Make something--better

Underlying each of these twelve chapters is that basic desire to make something—better. Each essay explores a potentially challenging point of view; each provides a series of prompts to encourage creative experiment or action; and each makes a suggestion for a different place you might like to go to extend your thinking about the issues raised. The prompts to creative action have been produced from perspectives which simply reflect my own experience as a maker: someone who knits and designs, who writes words, and who occasionally produces art. The prompts aren’t meant to be didactic: feel free to interpret them in any way that makes sense to you and your own practice;  to change them; or to ignore them, just as you wish.
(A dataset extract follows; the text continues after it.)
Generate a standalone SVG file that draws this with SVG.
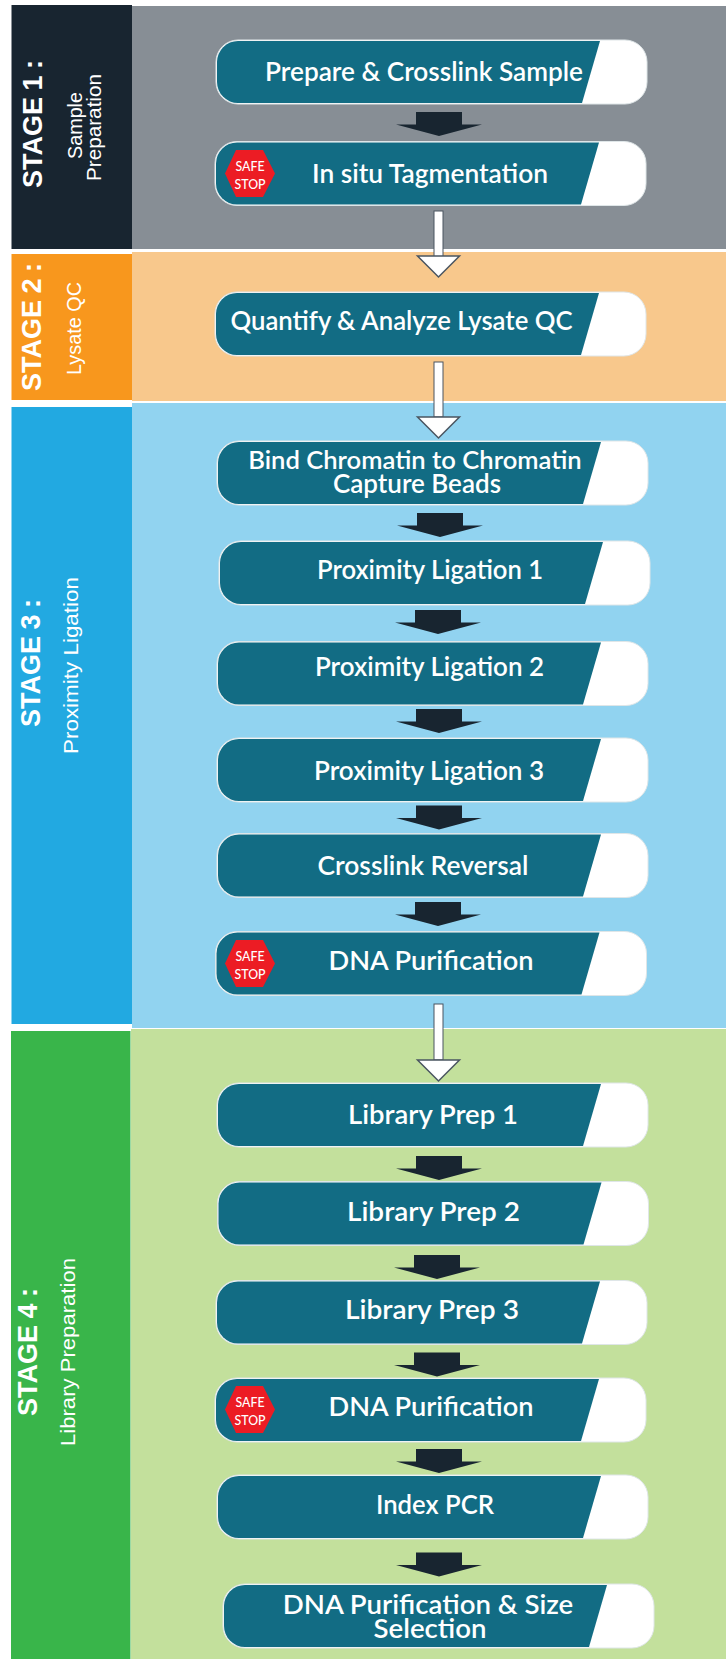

If knitting is your thing, you’ll find several PDF charts to download, adapt and use here on the Wheeshtbook website. Developing, writing, and producing this book has been in itself, for me, a very particular form of praxis: my own way of making something useful in uncertain times; of thinking and writing carefully about a set of issues that I believe to be important; and of contributing to a particular debate about the development of sustainable, inclusive, responsible creative practices that I feel is now of some real urgency. Whatever your identity, position or point of view, whatever your discipline or practice, whatever it is that you particularly like to make, and whatever the purpose of your making, I hope you are able to embrace the simple idea that sits at the heart of this book and which runs, threadlike, through each of its pages: as a way of moving forward, making something is always an improvement on doing nothing.